HUKUKİ DEĞERLENDİRME:
Yukarıdaki düzenlemelerin değerlendirilmesinden, serbest muhasebeci, serbest muhasebeci mali müşavir veya yeminli mali müşavirlerin sadece imzaladıkları beyannamelerde veya düzenledikleri tasdik raporlarında yer alan bilgilerin defter kayıtlarına ve bu kayıtların dayanağını teşkil eden belgelere uygun olmamasından dolayı ortaya çıkan vergi ziyaına bağlı olarak salınacak vergi, ceza, gecikme faizlerinden mükellefle birlikte müştereken ve müteselsilen sorumlu tutulabilecekleri anlaşılmaktadır.
Davacı hakkında düzenlenen … tarih ve … sayılı görüş ve öneri raporunun incelenmesinden; muhasebe hizmeti verilen … İç ve Dış Ticaret Anonim Şirketi hakkında düzenlenen … tarih ve … sayılı vergi tekniği raporunda söz konusu mükellefin gerçek bir faaliyetinin bulunmadığı, komisyon karşılığı sahte belge düzenlediği, davacının anılan mükellefin sahte belge düzenlediğini basit bir araştırma ile tespit edebilecekken araştırma yapmadığı, vergi tekniği raporunda ayrıntısı verilen koşullar kapsamındaki bir işletmenin yüksek kapasiteli satışlar yapamayacağını bilmesi gerektiği, şüphe duyduğu belgeler hakkında mükelleften izahat istemesi ve ikna olmaması durumunda vergi dairesine yazılı olarak bildirimde bulunması gerektiği halde yapmadığı, dolayısıyla davacının üzerine düşen görev ve yükümlülükleri yerine getirmediği, bu nedenle ilgili vergi dairelerince yapılacak tarhiyatlar ile kesilecek cezalar ve bunlara ilişkin gecikme faizlerinin ödenmesinden, mükellefle birlikte davacının müştereken ve müteselsilen sorumlu tutulması gerektiği tespitlerine yer verilmiştir.
Yukarıda anılan hükümler uyarınca, serbest muhasebecilerin müşterek ve müteselsil sorumluluğundan söz edilebilmesi için çalışma konuları içinde yaptığı ve yapması gereken işler dolayısıyla, imzaladıkları beyannamelerde yer alan bilgilerin defter kayıtlarına ve bu kayıtların dayanağını teşkil eden belgelere uygun olmaması ve bunun neticesinde vergi kaybı meydana gelmiş olması gerekmektedir.

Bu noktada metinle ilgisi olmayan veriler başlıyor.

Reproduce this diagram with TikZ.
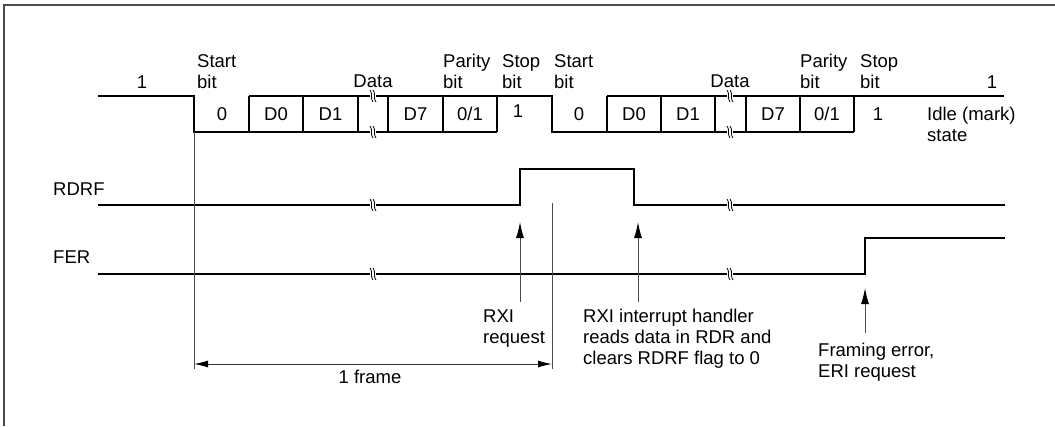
\documentclass[tikz,border=0pt]{standalone}
\usepackage{fontspec}
\setmainfont{Liberation Sans}
\usetikzlibrary{arrows.meta}
\tikzset{
  sig/.style={line width=1.4pt, black},
  guide/.style={line width=1pt, black!70},
  frm/.style={line width=1.3pt, black!70},
  upar/.style={line width=1pt, black!70, -{Latex[length=16pt,width=8pt,color=black]}},
  dimar/.style={line width=1pt, black!80, {Latex[length=14pt,width=7pt,color=black]}-{Latex[length=14pt,width=7pt,color=black]}},
  txt/.style={font=\fontsize{18.5}{22}\selectfont, inner sep=0pt, anchor=base},
  ltxt/.style={txt, anchor=base west},
}
\newcommand{\brk}[2]{%
  \fill[white] (#1-3,#2-5) rectangle (#1+3,#2+5);
  \draw[line width=0.8pt] (#1-3,#2-6) .. controls (#1,#2-3) and (#1-3,#2+3) .. (#1,#2+6);
  \draw[line width=0.8pt] (#1,#2-6) .. controls (#1+3,#2-3) and (#1,#2+3) .. (#1+3,#2+6);
}
\begin{document}
\begin{tikzpicture}[x=1pt,y=-1pt]
\useasboundingbox (0,0) rectangle (1055,426);
% outer frame (top and left edges visible)
\draw[frm] (1055,5) -- (4,5) -- (4,426);

% ---- serial line ----
\coordinate (s0) at (98,96);
\coordinate (f1) at (194,96);
% first frame
\draw[sig] (s0) -- (f1) -- (194,132) -- (497,132);
\draw[sig] (249,96) -- (497,96) -- (497,132);
\draw[sig] (497,96) -- (552,96) -- (552,132) -- (854,132);
\foreach \x in {249,303,358,388,443} \draw[sig] (\x,96) -- (\x,132);
% second frame
\draw[sig] (607,96) -- (1004,96);
\foreach \x in {607,661,715,746,800,854} \draw[sig] (\x,96) -- (\x,132);
\brk{373}{96}\brk{373}{132}\brk{730}{96}\brk{730}{132}

% texts on the line
\node[txt] (one1) at (142,88) {1};
\node[ltxt] (st1a) at (197,67) {Start};
\node[ltxt] (st1b) at (197,88) {bit};
\node[txt] (data1) at (373,87) {Data};
\node[ltxt] (pa1a) at (443,67) {Parity};
\node[ltxt] (pa1b) at (443,88) {bit};
\node[ltxt] (sp1a) at (502,67) {Stop};
\node[ltxt] (sp1b) at (502,88) {bit};
\node[ltxt] (st2a) at (554,67) {Start};
\node[ltxt] (st2b) at (554,88) {bit};
\node[txt] (data2) at (730,87) {Data};
\node[ltxt] (pa2a) at (800,67) {Parity};
\node[ltxt] (pa2b) at (800,88) {bit};
\node[ltxt] (sp2a) at (860,67) {Stop};
\node[ltxt] (sp2b) at (860,88) {bit};
\node[txt] (one2) at (992,88) {1};

\node[txt] (b0a) at (222,120) {0};
\node[txt] (b1a) at (276,120) {D0};
\node[txt] (b2a) at (330.5,120) {D1};
\node[txt] (b7a) at (415.5,120) {D7};
\node[txt] (bpa) at (470,120) {0/1};
\node[txt] (bsa) at (518,117) {1};
\node[txt] (b0b) at (579,120) {0};
\node[txt] (b1b) at (634,120) {D0};
\node[txt] (b2b) at (688,120) {D1};
\node[txt] (b7b) at (773,120) {D7};
\node[txt] (bpb) at (827,120) {0/1};
\node[txt] (bsb) at (878,120) {1};
\node[ltxt] (idle1) at (927,120) {Idle (mark)};
\node[ltxt] (idle2) at (927,141) {state};

% ---- RDRF ----
\node[ltxt] (rdrf) at (53,195) {RDRF};
\draw[sig] (98,205) -- (520,205) -- (520,169) -- (634,169) -- (634,205) -- (1005,205);
\brk{373}{205}\brk{730}{205}

% ---- FER ----
\node[ltxt] (fer) at (53,263) {FER};
\draw[sig] (98,274) -- (865,274) -- (865,238) -- (1005,238);
\brk{373}{274}\brk{730}{274}

% guide lines
\coordinate (g1t) at (194,132);
\coordinate (g1b) at (194,369);
\coordinate (g2t) at (552,203);
\coordinate (g2b) at (552,369);
\draw[guide] (g1t) -- (g1b);
\draw[guide] (g2t) -- (g2b);

% arrows
\coordinate (a1s) at (520,302);
\coordinate (a1e) at (520,222);
\coordinate (a2s) at (638,302);
\coordinate (a2e) at (638,222);
\coordinate (a3s) at (865,333);
\coordinate (a3e) at (865,288);
\draw[upar] (a1s) -- (a1e);
\draw[upar] (a2s) -- (a2e);
\draw[upar] (a3s) -- (a3e);

\coordinate (d1) at (194,364);
\coordinate (d2) at (552,364);
\draw[dimar] (d1) -- (d2);
\node[txt] (frame) at (370,383) {1 frame};

\node[ltxt] (rxi1) at (483,322) {RXI};
\node[ltxt] (rxi2) at (483,343) {request};
\node[ltxt] (h1) at (583,322) {RXI interrupt handler};
\node[ltxt] (h2) at (583,343) {reads data in RDR and};
\node[ltxt] (h3) at (583,364) {clears RDRF flag to 0};
\node[ltxt] (fe1) at (818,356) {Framing error,};
\node[ltxt] (fe2) at (818,377) {ERI request};
\end{tikzpicture}
\end{document}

Olayda, davacı hakkında düzenlenen görüş ve öneri raporunda, dava konusu ödeme emirleri içeriği borcun, beyannamelerde yer alan bilgilerin, defter kayıtlarına ve bu kayıtların dayanağını oluşturan belgelere uygun olmadığı yönünde bir tespit yapılmadığı, davacının sorumluğunu doğuracak hususların açık ve somut bir şekilde ortaya konulamadığı, mükellefçe kendisine verilen bilgi ve belgelerden farklı olarak muhasebe kayıtlarına aykırı biçimde kayıt yaptığına veya kayıtları mali tablolara yansıtmadığına yönelik tespitlere yer verilmediği görüldüğünden, serbest muhasebeci mali müşavir olan davacı adına düzenlenen ödeme emirlerinin iptali gerekirken davayı reddeden Vergi Mahkemesi kararına yönelik istinaf başvurusunu reddeden Bölge İdare Mahkemesi kararında hukuka uygunluk bulunmamaktadır.

KARAR SONUCU:
Açıklanan nedenlerle;
Davacının temyiz isteminin kabulüne,
… Bölge İdare Mahkemesi … Vergi Dava Dairesinin … tarih ve E:…, K:… sayılı kararının BOZULMASINA,
Yeniden bir karar verilmek üzere dosyanın … Bölge İdare Mahkemesi … Vergi Dava Dairesine gönderilmesine, 05/04/2023 tarihinde kesin olarak oybirliğiyle karar verildi.